Nigeria’s Unacceptable Malaria Burden

on   /   in Editorial 2:26 am   /   Comments

IT must take some bravery for the Minister of Health Professor Onyebuchi Chukwu to announce than more than 90 per cent of Nigeria’s population, 150.3 million (the population of ECOWAS countries without Nigeria), is at risk of malaria infection. The only emergency plan was use of more mosquito nets.

He then recited a litany of the woes from malaria like nursery rhymes. “Malaria is a major public problem in Nigeria; Nigeria contributes a quarter of malaria burden in Africa. Over 90 per cent of the country’s 167 million people are at risk. It contributes 30 per cent to childhood mortality in the country and contributes 11 per cent of maternal mortality. I must add that it reduces Nigeria’s Gross Domestic Product by one per cent annually. It is estimated that malaria-related illnesses and mortality cost Africa’s economy about $12 billion annually,” the Minister chanted.

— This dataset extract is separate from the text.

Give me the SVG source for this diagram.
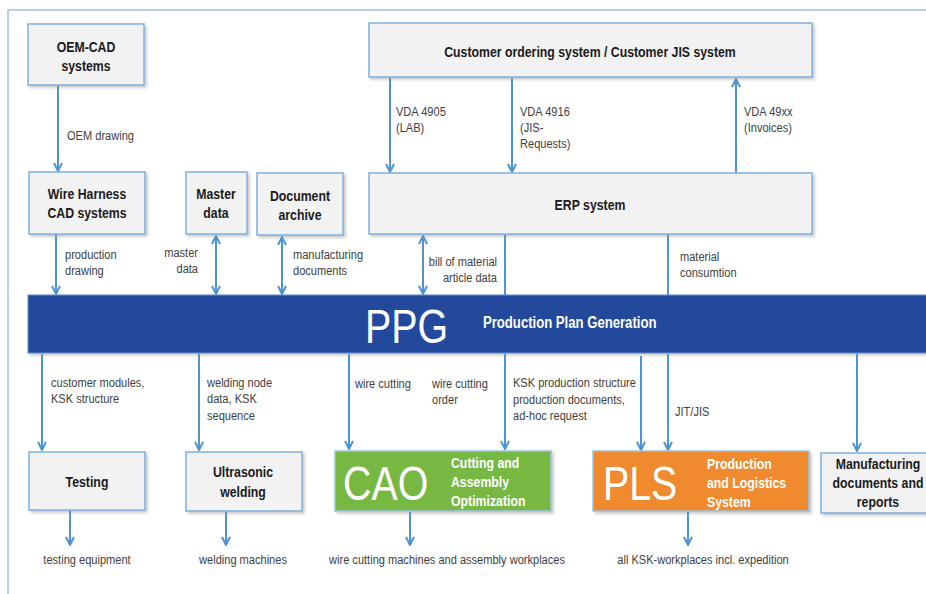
<svg xmlns="http://www.w3.org/2000/svg" width="926" height="594" viewBox="0 0 926 594">
<defs>
<filter id="sh" x="-10%" y="-10%" width="130%" height="140%">
<feDropShadow dx="2" dy="2" stdDeviation="1.5" flood-color="#888" flood-opacity="0.45"/>
</filter>
<marker id="ah" viewBox="0 0 10 10" refX="9" refY="5" markerWidth="10" markerHeight="10" markerUnits="userSpaceOnUse" orient="auto-start-reverse">
<path d="M1,1 L9,5 L1,9" fill="none" stroke="#4f93d2" stroke-width="2"/>
</marker>
<style>
text{font-family:"Liberation Sans Narrow","Arial Narrow","Liberation Sans",Arial,sans-serif}
.box{fill:#f2f2f2;stroke:#7eb1e0;stroke-width:1.5;filter:url(#sh)}
.t{font-weight:bold;font-size:15px;fill:#1a1a1a;text-anchor:middle}
.l{font-size:13.5px;fill:#404040}
.w{font-weight:bold;font-size:15px;fill:#ffffff}
.big{font-size:48px;fill:#ffffff}
.c{fill:none;stroke:#4f93d2;stroke-width:2}
.a{marker-end:url(#ah)}
.b{marker-start:url(#ah);marker-end:url(#ah)}
.m{text-anchor:middle}
.e{text-anchor:end}
</style>
</defs>
<rect width="926" height="594" fill="#ffffff"/>
<path d="M8,594 L8,10 L926,10" fill="none" stroke="#9dc3e6" stroke-width="1.5"/>

<g id="connectors">
<line class="c a" x1="58" y1="86" x2="58" y2="171"/>
<line class="c a" x1="56" y1="235" x2="56" y2="294"/>
<line class="c b" x1="216" y1="236" x2="216" y2="294"/>
<line class="c b" x1="282" y1="237" x2="282" y2="294"/>
<line class="c a" x1="390" y1="78" x2="390" y2="172"/>
<line class="c a" x1="512" y1="78" x2="512" y2="172"/>
<line class="c a" x1="736" y1="173" x2="736" y2="79"/>
<line class="c b" x1="423" y1="236" x2="423" y2="294"/>
<line class="c" x1="505" y1="235" x2="505" y2="295"/>
<line class="c" x1="668" y1="235" x2="668" y2="295"/>
<line class="c a" x1="42" y1="354" x2="42" y2="450"/>
<line class="c a" x1="199" y1="354" x2="199" y2="450"/>
<line class="c a" x1="349" y1="354" x2="349" y2="449"/>
<line class="c a" x1="505" y1="354" x2="505" y2="449"/>
<line class="c a" x1="641" y1="356" x2="641" y2="450"/>
<line class="c a" x1="668" y1="354" x2="668" y2="450"/>
<line class="c a" x1="857" y1="354" x2="857" y2="451"/>
<line class="c a" x1="70" y1="511" x2="70" y2="545"/>
<line class="c a" x1="226" y1="512" x2="226" y2="545"/>
<line class="c a" x1="410" y1="512" x2="410" y2="545"/>
<line class="c a" x1="688" y1="512" x2="688" y2="545"/>
</g>

<g id="labels">
<text class="l" transform="translate(67,140) scale(.82,1)">OEM drawing</text>
<text class="l" transform="translate(65,259) scale(.82,1)">production</text>
<text class="l" transform="translate(65,275) scale(.82,1)">drawing</text>
<text class="l e" transform="translate(198,257) scale(.82,1)">master</text>
<text class="l e" transform="translate(198,273) scale(.82,1)">data</text>
<text class="l" transform="translate(293,259) scale(.82,1)">manufacturing</text>
<text class="l" transform="translate(293,275) scale(.82,1)">documents</text>
<text class="l" transform="translate(396,116) scale(.82,1)">VDA 4905</text>
<text class="l" transform="translate(396,132) scale(.82,1)">(LAB)</text>
<text class="l" transform="translate(520,116) scale(.82,1)">VDA 4916</text>
<text class="l" transform="translate(520,132) scale(.82,1)">(JIS-</text>
<text class="l" transform="translate(520,148) scale(.82,1)">Requests)</text>
<text class="l" transform="translate(744,116) scale(.82,1)">VDA 49xx</text>
<text class="l" transform="translate(744,132) scale(.82,1)">(Invoices)</text>
<text class="l e" transform="translate(497,266) scale(.82,1)">bill of material</text>
<text class="l e" transform="translate(497,282) scale(.82,1)">article data</text>
<text class="l" transform="translate(680,261) scale(.82,1)">material</text>
<text class="l" transform="translate(680,277) scale(.82,1)">consumtion</text>
<text class="l" transform="translate(51,387) scale(.82,1)">customer modules,</text>
<text class="l" transform="translate(51,403) scale(.82,1)">KSK structure</text>
<text class="l" transform="translate(207,387) scale(.82,1)">welding node</text>
<text class="l" transform="translate(207,403) scale(.82,1)">data, KSK</text>
<text class="l" transform="translate(207,420) scale(.82,1)">sequence</text>
<text class="l" transform="translate(355,388) scale(.82,1)">wire cutting</text>
<text class="l" transform="translate(432,388) scale(.82,1)">wire cutting</text>
<text class="l" transform="translate(432,404) scale(.82,1)">order</text>
<text class="l" transform="translate(513,387) scale(.82,1)">KSK production structure</text>
<text class="l" transform="translate(513,404) scale(.82,1)">production documents,</text>
<text class="l" transform="translate(513,420) scale(.82,1)">ad-hoc request</text>
<text class="l" transform="translate(675,416) scale(.82,1)">JIT/JIS</text>
<text class="l m" transform="translate(87,564) scale(.82,1)">testing equipment</text>
<text class="l m" transform="translate(243,564) scale(.82,1)">welding machines</text>
<text class="l m" transform="translate(447,564) scale(.82,1)">wire cutting machines and assembly workplaces</text>
<text class="l m" transform="translate(703,564) scale(.82,1)">all KSK-workplaces incl. expedition</text>
</g>

<g id="oem-cad">
<rect class="box" x="28" y="24" width="116" height="61"/>
<text class="t" transform="translate(86,52) scale(.82,1)">OEM-CAD</text>
<text class="t" transform="translate(86,71) scale(.82,1)">systems</text>
</g>
<g id="wire-harness">
<rect class="box" x="29" y="172" width="116" height="62"/>
<text class="t" transform="translate(87,199) scale(.82,1)">Wire Harness</text>
<text class="t" transform="translate(87,218) scale(.82,1)">CAD systems</text>
</g>
<g id="master-data">
<rect class="box" x="186" y="172" width="61" height="62"/>
<text class="t" transform="translate(216,199) scale(.82,1)">Master</text>
<text class="t" transform="translate(216,218) scale(.82,1)">data</text>
</g>
<g id="document-archive">
<rect class="box" x="257" y="173" width="86" height="62"/>
<text class="t" transform="translate(300,201) scale(.82,1)">Document</text>
<text class="t" transform="translate(300,220) scale(.82,1)">archive</text>
</g>
<g id="customer-ordering">
<rect class="box" x="369" y="23" width="443" height="54"/>
<text class="t" transform="translate(590,57) scale(.82,1)">Customer ordering system / Customer JIS system</text>
</g>
<g id="erp">
<rect class="box" x="369" y="173" width="443" height="61"/>
<text class="t" transform="translate(590,210) scale(.82,1)">ERP system</text>
</g>
<g id="ppg">
<rect x="28" y="295" width="900" height="58" fill="#244a9b" stroke="#5b8fd0" stroke-width="1" filter="url(#sh)"/>
<text class="big" transform="translate(365,343) scale(.82,1)">PPG</text>
<text class="w" transform="translate(483,328) scale(.82,1)" style="font-size:16px">Production Plan Generation</text>
</g>
<g id="testing">
<rect class="box" x="29" y="452" width="116" height="58"/>
<text class="t" transform="translate(87,487) scale(.82,1)">Testing</text>
</g>
<g id="ultrasonic">
<rect class="box" x="186" y="452" width="116" height="59"/>
<text class="t" transform="translate(243,477) scale(.82,1)">Ultrasonic</text>
<text class="t" transform="translate(243,497) scale(.82,1)">welding</text>
</g>
<g id="cao">
<rect x="335" y="451" width="216" height="60" fill="#77b843" stroke="#9dc3e6" stroke-width="1.5" filter="url(#sh)"/>
<text class="big" transform="translate(343,500) scale(.82,1)">CAO</text>
<text class="w" transform="translate(451,468) scale(.82,1)">Cutting and</text>
<text class="w" transform="translate(451,487) scale(.82,1)">Assembly</text>
<text class="w" transform="translate(451,506) scale(.82,1)">Optimization</text>
</g>
<g id="pls">
<rect x="593" y="451" width="216" height="60" fill="#f08a2e" stroke="#9dc3e6" stroke-width="1.5" filter="url(#sh)"/>
<text class="big" transform="translate(603,500) scale(.82,1)">PLS</text>
<text class="w" transform="translate(707,469) scale(.82,1)">Production</text>
<text class="w" transform="translate(707,488) scale(.82,1)">and Logistics</text>
<text class="w" transform="translate(707,507) scale(.82,1)">System</text>
</g>
<g id="manufacturing">
<rect class="box" x="821" y="453" width="120" height="60"/>
<text class="t" transform="translate(878,469) scale(.82,1)">Manufacturing</text>
<text class="t" transform="translate(878,488) scale(.82,1)">documents and</text>
<text class="t" transform="translate(878,507) scale(.82,1)">reports</text>
</g>
</svg>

How can malaria be this dangerous and all that the Minister of Health does is to wait for the next World Malaria Day to tell Nigerians to buy more mosquito nets? Was that what Chukwu meant when he promised improved health indices on assumption of office in May 2010?

First, primary duty is to ensure that Nigerians begin to enjoy good health indices because right now our health indices, child and maternal mortality rates are dismal. My primary task is to ensure that we raise the indices to an appreciable and enviable level. In three months Nigerians will begin to see sign of changes,” he said then.

The picture he painted on Tuesday was of continuing woes. According to him, the Malaria Indicator Survey Nigeria conducted in 2010 showed that about 52 per cent of children aged six months to five years tested positive to malaria. Experts hold that if these children survive, their physical and mental growth would be adversely affected. A combination of malaria infection with poor nutrition ensures that many of those children would have stunted growth and poor mental development.

Over-dependence on foreign initiatives on malaria will fail us. The World Health Organisation, WHO, formally began proposing to eradicate malaria in 1955. Today malaria is claiming more territories and there are fears that with climate change, some parts of Europe and North America, now safe from the anopheles mosquitoes, may breed the harmful mosquitoes.

Nigeria needs to commit resources to researches on malaria vaccine. Malaria may seem a global challenge, but Nigeria bears a huge part of that burden. For starts, health and environmental officials should keep our surroundings clear of the stagnant waters where mosquitoes breed.

Governments owe Nigerians more commitment to the fight against malaria than reeling out more depressing statistics every year.